From what I understood after reading Shweta Mayekar’s article, the acronym S.L.A.M stands for Simultaneous Localization and Mapping. It is an algorithmic technology and AR/VR application that translates data that’s gathered from the physical world as reference points and translated into a virtual environment in real-time. The reference points help the machine distinguish between the floors, walls, and other barriers that are in the area. It’s kind of like creating a virtual 3D spatial map that uses various physical environments as a resource. Using S.L.A.M is especially useful in unknown environments where no GPS scan or map signal is available at all in the area. Overall S.L.A.M helps AR and VR technologies create visually clearer and more stable digital realities.
The Parts That Make The Whole
I learned from reading professor Andreas Jakl’s blog that S.L.A.M is actually made up of four parts that help make it work overall. The four parts are called front-end, back-end, sensor data, and S.L.A.M estimate. Front-end is feature extraction, or the work of reducing the number of resources required to describe a large set of data from a certain physical environment. It needs to be related to actual landmarks or map points so that the technology can help reduce any drift that might happen by recognizing what it has already seen. Back-end localizes the camera, handles the overall geometric reconstruction of the virtual world, and takes special care of connected relationship between different frames. Sensor data is the data of mobile device’s cameras, gyroscopes, and accelerometers (an instrument for measuring acceleration). The data can be augmented by other sensors as well like a depth sensor or GPS. The last part of the whole, S.L.A.M estimate, is just the result of all of the contained tracked features, their locations and relation, along with the camera that is positioned in the physical world.
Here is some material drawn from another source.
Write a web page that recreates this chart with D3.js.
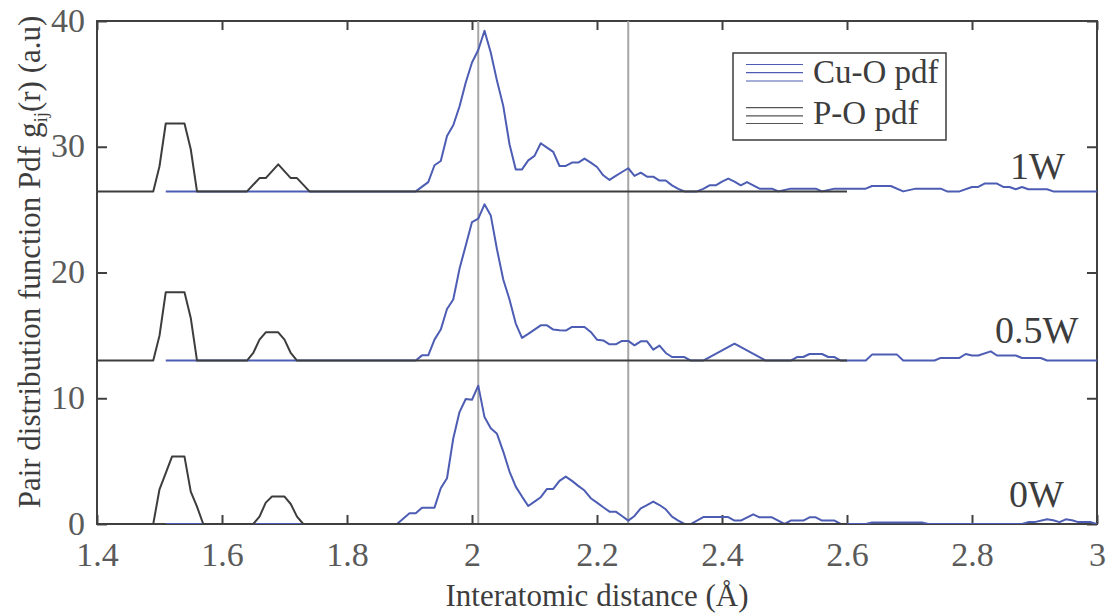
<!DOCTYPE html>
<html>
<head>
<meta charset="utf-8">
<script src="https://cdn.jsdelivr.net/npm/d3@7"></script>
<style>
  html, body { margin: 0; padding: 0; background: #ffffff; }
  svg { display: block; }
  text { font-family: "Liberation Serif", "Times New Roman", serif; }
</style>
</head>
<body>
<svg id="chart" width="1106" height="614"></svg>
<script>
// ---------------- DATA ----------------
const xTickValues = [1.4, 1.6, 1.8, 2.0, 2.2, 2.4, 2.6, 2.8, 3.0];
const yTickValues = [0, 10, 20, 30, 40];
const panelLabels = ["0W", "0.5W", "1W"];
const panelOffsets = [0, 13, 26.45];
const referenceLines = [2.01, 2.25];
const legendLabels = ["Cu-O pdf", "P-O pdf"];

// P-O pdf, [r (Å), g(r)] for each power
const pO_0W = [[1.40,0],[1.49,0],[1.50,2.76],[1.51,4.05],[1.52,5.36],[1.54,5.36],[1.55,2.58],[1.56,1.38],[1.57,0],
  [1.65,0],[1.66,0.59],[1.67,1.7],[1.68,2.18],[1.70,2.18],[1.71,1.59],[1.72,0.59],[1.73,0],[2.60,0]];
const pO_05W = [[1.40,0],[1.49,0],[1.50,1.98],[1.51,5.43],[1.54,5.43],[1.55,3.39],[1.56,0],
  [1.64,0],[1.65,0.6],[1.66,1.66],[1.67,2.24],[1.69,2.24],[1.70,1.66],[1.71,0.6],[1.72,0],[2.60,0]];
const pO_1W = [[1.40,0],[1.49,0],[1.50,2.0],[1.51,5.4],[1.54,5.4],[1.55,3.35],[1.56,0],
  [1.64,0],[1.66,1.06],[1.67,1.06],[1.69,2.15],[1.71,1.06],[1.72,1.06],[1.74,0],[2.60,0]];

// Cu-O pdf, [r (Å), g(r)] for each power
const cuO_0W = [[1.51,0],[1.88,0],[1.90,0.85],[1.91,0.85],[1.92,1.3],[1.94,1.3],[1.95,2.84],[1.96,3.64],[1.97,6.8],
  [1.98,8.9],[1.99,9.94],[2.00,9.88],[2.01,11.0],[2.02,8.5],[2.03,7.62],[2.04,7.17],[2.05,5.76],[2.06,4.17],
  [2.07,2.97],[2.08,2.18],[2.09,1.43],[2.10,1.78],[2.11,2.13],[2.12,2.79],[2.13,2.79],[2.14,3.43],[2.15,3.77],
  [2.16,3.43],[2.17,3.03],[2.18,2.66],[2.19,2.05],[2.20,1.7],[2.21,1.33],[2.22,0.98],[2.23,0.98],[2.24,0.64],
  [2.25,0.27],[2.26,0.64],[2.27,1.25],[2.28,1.51],[2.29,1.78],[2.30,1.51],[2.31,1.17],[2.32,0.59],[2.33,0.27],
  [2.34,0],[2.35,0],[2.37,0.55],[2.41,0.55],[2.42,0.27],[2.43,0.27],[2.45,0.77],[2.46,0.53],[2.48,0.53],[2.50,0],
  [2.51,0.27],[2.53,0.27],[2.54,0.53],[2.55,0.53],[2.56,0.27],[2.58,0.27],[2.59,0],[2.63,0],[2.64,0.12],[2.72,0.12],
  [2.73,0],[2.88,0],[2.89,0.15],[2.90,0.15],[2.92,0.37],[2.93,0.3],[2.94,0.15],[2.95,0.37],[2.96,0.3],[2.97,0.15],
  [2.99,0.15],[3.00,0]];
const cuO_05W = [[1.51,0],[1.91,0],[1.92,0.41],[1.93,0.41],[1.94,1.66],[1.95,2.46],[1.96,4.1],[1.97,4.85],[1.98,7.29],
  [1.99,9.15],[2.00,11.01],[2.01,11.28],[2.02,12.42],[2.03,11.54],[2.04,8.83],[2.05,6.44],[2.06,4.85],[2.07,2.94],
  [2.08,1.8],[2.09,2.12],[2.10,2.46],[2.11,2.8],[2.12,2.8],[2.13,2.46],[2.14,2.4],[2.15,2.38],[2.16,2.67],[2.17,2.67],
  [2.18,2.67],[2.19,2.27],[2.20,1.66],[2.21,1.6],[2.22,1.29],[2.23,1.29],[2.24,1.56],[2.25,1.56],[2.26,1.21],
  [2.27,1.53],[2.28,1.53],[2.29,0.87],[2.30,1.19],[2.31,0.6],[2.32,0.28],[2.34,0.28],[2.35,0],[2.37,0],[2.42,1.34],
  [2.47,0],[2.51,0],[2.52,0.28],[2.53,0.28],[2.54,0.52],[2.56,0.52],[2.57,0.28],[2.58,0.28],[2.59,0],[2.63,0],
  [2.64,0.47],[2.68,0.47],[2.69,0],[2.74,0],[2.75,0.21],[2.78,0.21],[2.79,0.52],[2.80,0.4],[2.81,0.4],[2.83,0.73],
  [2.84,0.4],[2.87,0.4],[2.88,0.2],[2.91,0.2],[2.92,0],[3.00,0]];
const cuO_1W = [[1.51,0],[1.91,0],[1.93,0.74],[1.94,2.08],[1.95,2.42],[1.96,4.41],[1.97,5.26],[1.98,6.75],[1.99,8.66],
  [2.00,10.25],[2.01,11.24],[2.02,12.78],[2.03,11.05],[2.04,8.79],[2.05,6.8],[2.06,3.75],[2.07,1.75],[2.08,1.75],
  [2.09,2.47],[2.10,2.82],[2.11,3.83],[2.12,3.48],[2.13,3.14],[2.14,2.02],[2.15,2.02],[2.16,2.29],[2.17,2.29],
  [2.18,2.61],[2.19,2.29],[2.20,1.94],[2.21,1.28],[2.22,0.91],[2.23,1.23],[2.24,1.54],[2.25,1.84],[2.26,1.23],
  [2.27,1.49],[2.28,1.17],[2.29,1.17],[2.30,0.86],[2.31,0.86],[2.32,0.48],[2.33,0.2],[2.34,0],[2.36,0],[2.37,0.2],
  [2.38,0.48],[2.39,0.48],[2.40,0.78],[2.41,1.02],[2.42,0.78],[2.43,0.48],[2.44,0.74],[2.46,0.22],[2.48,0.22],
  [2.49,0],[2.51,0.22],[2.55,0.22],[2.56,0],[2.58,0.22],[2.63,0.22],[2.64,0.43],[2.67,0.43],[2.69,0],[2.71,0.22],
  [2.75,0.22],[2.76,0],[2.78,0],[2.80,0.35],[2.81,0.35],[2.82,0.62],[2.84,0.62],[2.85,0.35],[2.86,0.35],[2.87,0.17],
  [2.88,0.35],[2.89,0.17],[2.92,0.17],[2.93,0],[3.00,0]];

const cuOSeries = [cuO_0W, cuO_05W, cuO_1W];
const pOSeries = [pO_0W, pO_05W, pO_1W];

// ---------------- LAYOUT / STYLE ----------------
const plot = { left: 97, right: 1097, top: 21, bottom: 524 };
const serif = '"Liberation Serif", "Times New Roman", serif';
const blue = "#4d5db3";
const dark = "#3d3d3d";
const axisColor = "#404040";
const tickTextColor = "#5a5a5a";

const svg = d3.select("#chart");

const x = d3.scaleLinear().domain([1.4, 3.0]).range([plot.left, plot.right]);
const y = d3.scaleLinear().domain([0, 40]).range([plot.bottom, plot.top]);

svg.append("defs").append("clipPath").attr("id", "clip")
  .append("rect").attr("x", plot.left).attr("y", plot.top)
  .attr("width", plot.right - plot.left).attr("height", plot.bottom - plot.top);

// frame
svg.append("rect")
  .attr("x", plot.left).attr("y", plot.top)
  .attr("width", plot.right - plot.left).attr("height", plot.bottom - plot.top)
  .attr("fill", "none").attr("stroke", axisColor).attr("stroke-width", 2);

// reference vertical lines
svg.append("g").selectAll("line").data(referenceLines).join("line")
  .attr("x1", d => x(d)).attr("x2", d => x(d))
  .attr("y1", plot.top).attr("y2", plot.bottom)
  .attr("stroke", "#a6a6a6").attr("stroke-width", 2);

// axes
const fmt = d => String(+d.toFixed(1));
const gx = svg.append("g").attr("transform", `translate(0,${plot.bottom})`)
  .call(d3.axisBottom(x).tickValues(xTickValues).tickFormat(fmt).tickSizeInner(-9).tickSizeOuter(0).tickPadding(18));
const gxt = svg.append("g").attr("transform", `translate(0,${plot.top})`)
  .call(d3.axisTop(x).tickValues(xTickValues).tickFormat("").tickSizeInner(-9).tickSizeOuter(0));
const gy = svg.append("g").attr("transform", `translate(${plot.left},0)`)
  .call(d3.axisLeft(y).tickValues(yTickValues).tickSizeInner(-10).tickSizeOuter(0).tickPadding(12));
const gyr = svg.append("g").attr("transform", `translate(${plot.right},0)`)
  .call(d3.axisRight(y).tickValues(yTickValues).tickFormat("").tickSizeInner(-10).tickSizeOuter(0));

[gx, gxt, gy, gyr].forEach(g => {
  g.attr("font-family", serif);
  g.select(".domain").remove();
  g.selectAll(".tick line").attr("stroke", axisColor).attr("stroke-width", 2);
});
[gx, gy].forEach(g => {
  g.selectAll(".tick text")
    .attr("fill", tickTextColor)
    .style("font-family", serif)
    .style("font-size", "34px");
});
gy.selectAll(".tick text").attr("dy", "0.30em");

// curves
const line = offset => d3.line().x(d => x(d[0])).y(d => y(d[1] + offset));
const curves = svg.append("g").attr("clip-path", "url(#clip)");

cuOSeries.forEach((s, i) => {
  curves.append("path").datum(s)
    .attr("d", line(panelOffsets[i]))
    .attr("fill", "none").attr("stroke", blue).attr("stroke-width", 2)
    .attr("stroke-linejoin", "round");
});
pOSeries.forEach((s, i) => {
  curves.append("path").datum(s)
    .attr("d", line(panelOffsets[i]))
    .attr("fill", "none").attr("stroke", dark).attr("stroke-width", 2)
    .attr("stroke-linejoin", "round");
});

// panel labels
const panelLabelPos = [[1009, 507], [995, 343], [1010, 179]];
svg.append("g").selectAll("text").data(panelLabels).join("text")
  .attr("x", (d, i) => panelLabelPos[i][0]).attr("y", (d, i) => panelLabelPos[i][1])
  .attr("fill", dark).style("font-family", serif).style("font-size", "38px").text(d => d);

// legend
const lg = svg.append("g");
lg.append("rect").attr("x", 733).attr("y", 53).attr("width", 213).attr("height", 87)
  .attr("fill", "#ffffff").attr("stroke", dark).attr("stroke-width", 1.5);
const legendColors = [blue, "#555555"];
const legendRows = [[64.5, 72.7, 81], [107.7, 115.8, 123.5]];
legendLabels.forEach((lab, i) => {
  legendRows[i].forEach(yy => {
    lg.append("line").attr("x1", 746).attr("x2", 803).attr("y1", yy).attr("y2", yy)
      .attr("stroke", legendColors[i]).attr("stroke-width", 1.2);
  });
  lg.append("text").attr("x", 813).attr("y", i === 0 ? 83 : 124)
    .attr("fill", dark).style("font-family", serif).style("font-size", "33px").text(lab);
});

// axis titles
svg.append("text").attr("x", 597).attr("y", 606).attr("text-anchor", "middle")
  .attr("fill", dark).style("font-family", serif).style("font-size", "31px").text("Interatomic distance (Å)");

const yl = svg.append("text").attr("transform", "translate(40,262) rotate(-90)")
  .attr("text-anchor", "middle").attr("fill", dark).style("font-family", serif).style("font-size", "31px");
yl.append("tspan").text("Pair distribution function Pdf g");
yl.append("tspan").attr("dy", 7).style("font-size", "19px").text("ij");
yl.append("tspan").attr("dy", -7).text("(r) (a.u)");
</script>
</body>
</html>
From reading the book, “AR: Principles and Practice”, I was able to learn about three important terms that overlap when it comes to the work of measuring and alignment of objects for an augmented reality. These three terms are tracking, calibration, and registration. Tracking is used to describe dynamic sensing and measuring of AR system so that virtual objects that are connected to physical object in a 3D space have the same relative position and orientation. Calibration is the process of comparing measurements made with two different devices, a reference device and a device that will be calibrated. A fun, small, thing I learned is that calibration, unlike tracking which is used all the time, is only used in discrete times or it may even only be used once in a device’s lifetime. The last term, registration, when it comes to AR refers to the the specific alignment of coordinate systems between the virtual and physical objects. For this to work, it usually requires a user’s head or camera to be tracked providing the video background, or even both at times.
Two Types of Registration
- Static Registration — When a user or the camera is not moving at all, it requires calibration of the tracking system so that it can establish a common coordinate system between the virtual and physical object.
- Dynamic Registration — When the user or the camera is moving, this type of registration requires tracking.
Stationary Tracking Systems
There are certain types of tracking that can be used for different AR/VR systems that determines the best performance, cost, size, weight, and power consumption options for creators depending on what’s needed or wanted. Introduced in the 1990s, due to this type of tracking system’s stationary nature, the trackers below are not very popular AR Today. Although they aren’t very popular or used very much currently, I still thought they were interesting to learn about when reading from the “AR: Principles and Practice” book.
- Mechanical Tracking — One of the oldest techniques, it builds on mechanical engineering methods to track a person’s motions and positions relative to the machine, usually something like a robotic arm, that user is attached or hooked up to.
- Electromagnetic Tracking — Uses a stationary source that produces three, right angle, magnetic fields strength and direction to measure both the position and orientation.
- Ultrasonic Tracking — Measures the time of flight of a sound pulse traveling from the source to sensor. For this to work, it needs to have multiple sensors send their pulses following an order of sequence, and there needs to be no disturbance from loud environment noises to avoid
The stationary trackers up above are suitable for certain types of VR applications that don’t require a user to move around much. However, that doesn't work very well for Augmented reality because their type of tracking system should be mobile, not stationary. The thing with mobile tracking systems is that they have to perform locally from mobile devices for AR users to be able to roam about in an unconstrained environment, whether it be indoors or outdoors. The problem with this is that it can limit processing power and applicable techniques that can operate with mobile sensors. All modern mobile devices, whether it be phones or tablets, are equipped with an array of sensors like, for example, GPS or wireless networks (WIFI, Bluetooth, and mobile phone networks) that can help determine a person’s position.
Currently, S.L.A.M for AR is still developing, although developing really fast. I think that this technology could be very useful for my group’s project. It could collect data of the location/position Catalyst’s building overall, but more specifically the teacher’s offices and create a virtual spatial map of the same physical layout. Then we could use the visual layout to implement our ribbon idea and use other AR technology, like one of the mobile sensors, to create the ribbon mapping system that will lead people in the right direction of the professor they wish to speak to.